Voilà pourquoi la position de la Ville de Québec dans le dossier de la descente masculine me semble dépassée. Rappelez-vous: en novembre dernier, Régis Labeaume, commentant une éventuelle candidature de la Vieille capitale en vue des Jeux d'hiver de 2022, a déclaré au Soleil que cette course devait absolument avoir lieu dans la région. Bref, pas question d'envisager un déplacement à Lake Placid, en Gaspésie ou dans l'Ouest canadien. «S'il n'y a pas de montagne pour la descente des hommes à Québec, il n'y aura pas de candidature, c'est aussi simple que ça», a dit le maire.

Vous connaissez la suite: six semaines plus tard, la Fédération internationale de ski (FIS) a écarté net et sec les pistes du Massif de Charlevoix. Le cap Maillard manque de hauteur et le mont à Liguori, de panache, a tranché la FIS. Convaincre l'élite européenne du ski de changer d'opinion à ce sujet relève presque de la science-fiction. À moins d'un improbable renversement de situation, le Massif n'accueillera jamais la descente masculine.

Le maire Labeaume s'est fait discret depuis le verdict de la FIS, réclamant du temps pour étudier l'argumentaire. Il a néanmoins réitéré sa position: la descente masculine doit avoir lieu dans la région. «Je pense toujours la même chose», a-t-il déclaré au Soleil. Cela le peinture dans un coin. S'il est conséquent avec lui-même, il pourrait devoir annoncer bientôt la fin du rêve olympique de Québec. Pareil entêtement serait dommage.
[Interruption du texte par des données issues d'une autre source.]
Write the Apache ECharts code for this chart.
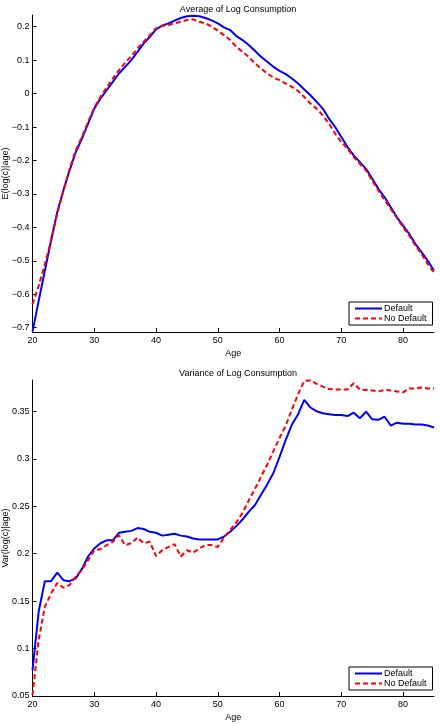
<!DOCTYPE html>
<html><head><meta charset="utf-8">
<script src="https://cdn.jsdelivr.net/npm/echarts@6/dist/echarts.min.js"></script>
<style>html,body{margin:0;padding:0;background:#fff}#c{width:440px;height:724px}</style>
</head><body><div id="c"></div>
<script>
const ages = [];
for (let a = 20; a <= 85; a++) ages.push(a);
const avgDefault = [-0.712,-0.62,-0.53,-0.44,-0.355,-0.29,-0.23,-0.175,-0.135,-0.09,
 -0.045,-0.015,0.01,0.035,0.06,0.08,0.10,0.125,0.15,0.17,
 0.192,0.203,0.21,0.218,0.226,0.231,0.233,0.231,0.226,0.219,
 0.21,0.198,0.19,0.172,0.16,0.145,0.128,0.11,0.095,0.08,
 0.068,0.058,0.045,0.03,0.012,-0.005,-0.025,-0.045,-0.075,-0.1,
 -0.13,-0.16,-0.185,-0.205,-0.225,-0.255,-0.285,-0.31,-0.34,-0.37,
 -0.395,-0.42,-0.45,-0.475,-0.5,-0.53];
const avgNoDefault = [-0.63,-0.575,-0.51,-0.44,-0.36,-0.29,-0.225,-0.17,-0.13,-0.085,
 -0.042,-0.01,0.018,0.045,0.07,0.092,0.112,0.135,0.155,0.175,
 0.195,0.203,0.205,0.21,0.215,0.22,0.222,0.215,0.21,0.2,
 0.188,0.175,0.16,0.14,0.125,0.11,0.09,0.075,0.06,0.048,
 0.04,0.03,0.02,0.008,-0.01,-0.03,-0.045,-0.065,-0.09,-0.12,
 -0.145,-0.165,-0.19,-0.21,-0.23,-0.26,-0.29,-0.318,-0.345,-0.372,
 -0.4,-0.425,-0.455,-0.48,-0.51,-0.535];
const varDefault = [0.077,0.139,0.171,0.171,0.18,0.172,0.171,0.174,0.184,0.197,
 0.2055,0.211,0.214,0.214,0.222,0.223,0.224,0.227,0.226,0.223,
 0.222,0.219,0.22,0.221,0.219,0.218,0.216,0.215,0.215,0.215,
 0.215,0.218,0.223,0.229,0.236,0.244,0.251,0.262,0.273,0.285,
 0.302,0.32,0.336,0.347,0.362,0.354,0.35,0.348,0.347,0.346,
 0.346,0.345,0.3485,0.3426,0.3496,0.3416,0.341,0.3443,0.335,0.338,
 0.337,0.337,0.336,0.336,0.335,0.333];
const varNoDefault = [0.051,0.109,0.144,0.158,0.169,0.164,0.167,0.1755,0.183,0.193,
 0.2036,0.2047,0.209,0.2125,0.2195,0.209,0.211,0.217,0.211,0.2125,
 0.1974,0.2036,0.207,0.21,0.197,0.2036,0.201,0.2055,0.209,0.209,
 0.207,0.217,0.225,0.233,0.243,0.256,0.268,0.281,0.294,0.308,
 0.322,0.335,0.352,0.368,0.382,0.3825,0.379,0.376,0.3735,0.373,
 0.373,0.373,0.3795,0.373,0.3725,0.372,0.371,0.3725,0.372,0.371,
 0.37,0.374,0.374,0.375,0.374,0.374];
const xTicks = [20,30,40,50,60,70,80];
const yTicksTop = [-0.7,-0.6,-0.5,-0.4,-0.3,-0.2,-0.1,0,0.1,0.2];
const yTicksBottom = [0.05,0.1,0.15,0.2,0.25,0.3,0.35];
const titles = ['Average of Log Consumption','Variance of Log Consumption'];
const yNames = ['E(log(c)|age)','Var(log(c)|age)'];
const seriesNames = ['Default','No Default'];

const FONT = 'Liberation Sans';
const BLUE = '#0000ff', RED = '#ff0000';
const pairs = arr => ages.map((a,i)=>[a,arr[i]]);
const fmt = v => { const s = String(+v.toFixed(2)); return s.startsWith('-') ? '\u2212'+s.slice(1) : s; };

function xAx(gi){
  return {type:'value', gridIndex:gi, min:20, max:85, name:'Age', nameLocation:'middle', nameGap:17,
    nameMoveOverlap:false,
    nameTextStyle:{fontFamily:FONT,fontSize:9,color:'#000'},
    axisLine:{onZero:false,lineStyle:{color:'#000',width:1}},
    axisTick:{inside:true,length:4,customValues:xTicks,lineStyle:{color:'#000'}},
    axisLabel:{customValues:xTicks,fontFamily:FONT,fontSize:9,color:'#000',margin:4},
    splitLine:{show:false}};
}
function yAx(gi,min,max,ticks){
  return {type:'value', gridIndex:gi, min:min, max:max, name:yNames[gi], nameLocation:'middle', nameGap:22,
    nameMoveOverlap:false,
    nameTextStyle:{fontFamily:FONT,fontSize:9,color:'#000'},
    axisLine:{show:true,onZero:false,lineStyle:{color:'#000',width:1}},
    axisTick:{show:true,inside:true,length:4,customValues:ticks,lineStyle:{color:'#000'}},
    axisLabel:{customValues:ticks,formatter:fmt,fontFamily:FONT,fontSize:9,color:'#000',margin:3},
    splitLine:{show:false}};
}
function legend(top){
  return {left:349, top:top, orient:'vertical', width:70, borderColor:'#000', borderWidth:1,
    padding:[2,6,2,5], itemGap:1, itemWidth:27, itemHeight:10, backgroundColor:'#fff',
    itemStyle:{opacity:0},
    textStyle:{fontFamily:FONT,fontSize:9,color:'#000',padding:[0,0,0,-3]},
    data:seriesNames};
}
function ser(name,data,gi,color,dashed){
  return {name:name,type:'line',xAxisIndex:gi,yAxisIndex:gi,data:pairs(data),symbol:'none',
    lineStyle:{color:color,width:2,type:dashed?[5,3]:'solid'},itemStyle:{color:color},
    animation:false,z:dashed?3:2};
}
const chart = echarts.init(document.getElementById('c'),null,{renderer:'canvas'});
chart.setOption({
  animation:false,
  title:[
    {text:titles[0],left:233,top:0,textAlign:'center',textStyle:{fontFamily:FONT,fontSize:9,fontWeight:'normal',color:'#000'}},
    {text:titles[1],left:233,top:364,textAlign:'center',textStyle:{fontFamily:FONT,fontSize:9,fontWeight:'normal',color:'#000'}}
  ],
  grid:[
    {left:32.5,right:6,top:15,height:317,containLabel:false,outerBoundsMode:'none'},
    {left:32.5,right:6,top:380,height:316,containLabel:false,outerBoundsMode:'none'}
  ],
  xAxis:[xAx(0),xAx(1)],
  yAxis:[yAx(0,-0.713,0.235,yTicksTop),yAx(1,0.05,0.383,yTicksBottom)],
  legend:[legend(302),legend(667)],
  series:[
    ser(seriesNames[0],avgDefault,0,BLUE,false),
    ser(seriesNames[1],avgNoDefault,0,RED,true),
    ser(seriesNames[0],varDefault,1,BLUE,false),
    ser(seriesNames[1],varNoDefault,1,RED,true)
  ]
});
</script></body></html>
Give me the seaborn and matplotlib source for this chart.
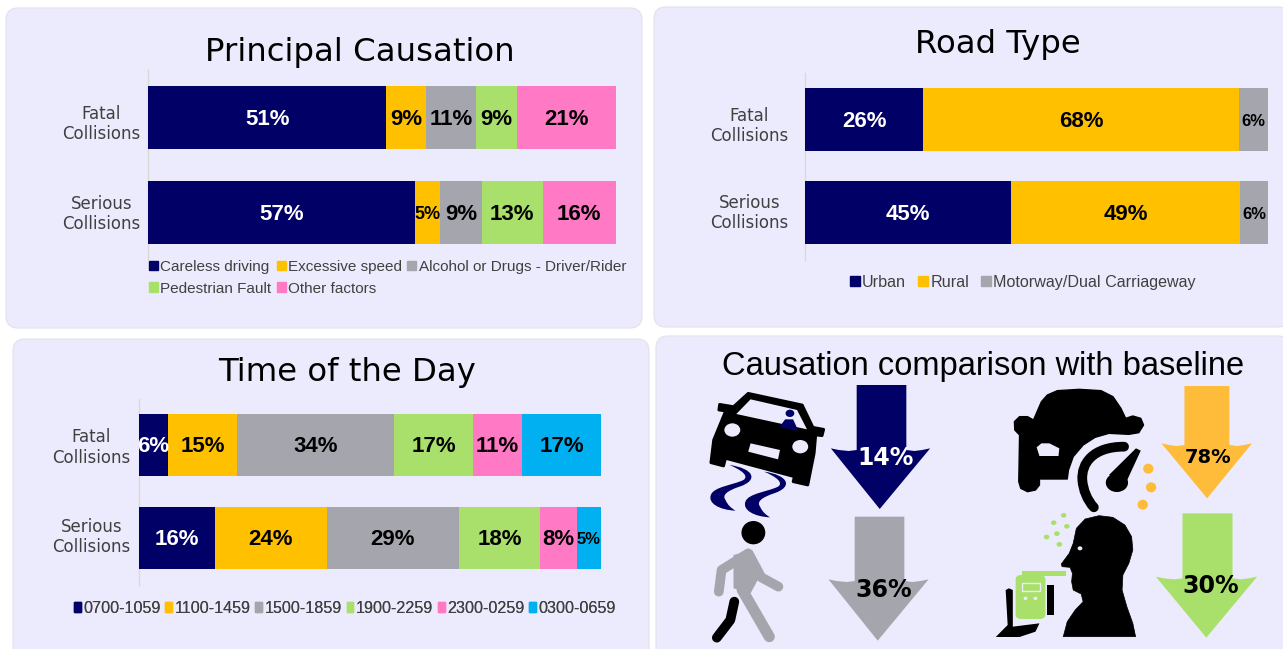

Les Jeux d'hiver, c'est beaucoup plus que la seule descente masculine. Nous ne sommes plus en 1968! Les Jeux ont changé comme en font foi les nouvelles disciplines au programme. De plus, des solutions existent pour contourner la difficulté de la descente. Et il ne s'agit pas de solutions loufoques, comme hausser artificiellement le sommet d'une montagne.

L'article 35 de la Charte olympique est limpide. À l'alinéa 1, il énonce un principe général, valide pour les Jeux d'été et d'hiver. «Toutes les compétitions sportives doivent avoir lieu dans la ville hôte des Jeux olympiques, sauf si la commission exécutive du CIO autorise l'organisation de certaines épreuves dans d'autres villes, lieux ou sites du même pays.»

À l'alinéa 2, on retrouve cette disposition supplémentaire, qu'on croirait écrite pour Québec! «Pour les Jeux olympiques d'hiver, lorsque pour des raisons géographiques ou topographiques, il est impossible d'organiser certaines épreuves ou disciplines d'un sport dans le pays d'une ville hôte, le CIO peut, à titre exceptionnel, en autoriser le déroulement dans un pays limitrophe.»

Voilà, c'est clair et précis: la descente masculine peut avoir lieu à Vancouver, Calgary ou Lake Placid. «Si Québec avait obtenu les Jeux de 2002, la Fédération de ski aurait accepté la tenue de la descente dans l'Ouest canadien, précise Walter Sieber. Les skieurs sont habitués aux voyages.»

Le village de Lake Placid, dans l'État de New York, est aussi prêt à aider Québec, comme l'a confirmé le maire Craig Randall au Soleil. Cela dit, M. Sieber, de son ton réservé habituel, affiche une nette préférence pour l'Ouest canadien. Il est plus facile, à son avis, de tenir les Jeux dans un seul pays plutôt que deux, même si les distances entre les sites sont plus éloignées.

Québec aurait avantage à méditer les paroles de M. Sieber, qui ne parle jamais pour ne rien dire. Aucun Canadien, pas même Richard Pound, n'est plus familier avec la mécanique olympique.

Mettre fin au projet des Jeux d'hiver à Québec parce qu'un seule épreuve sur 97 ne pourra y être présentée est absurde. Dites-moi que je rêve, M. Labeaume!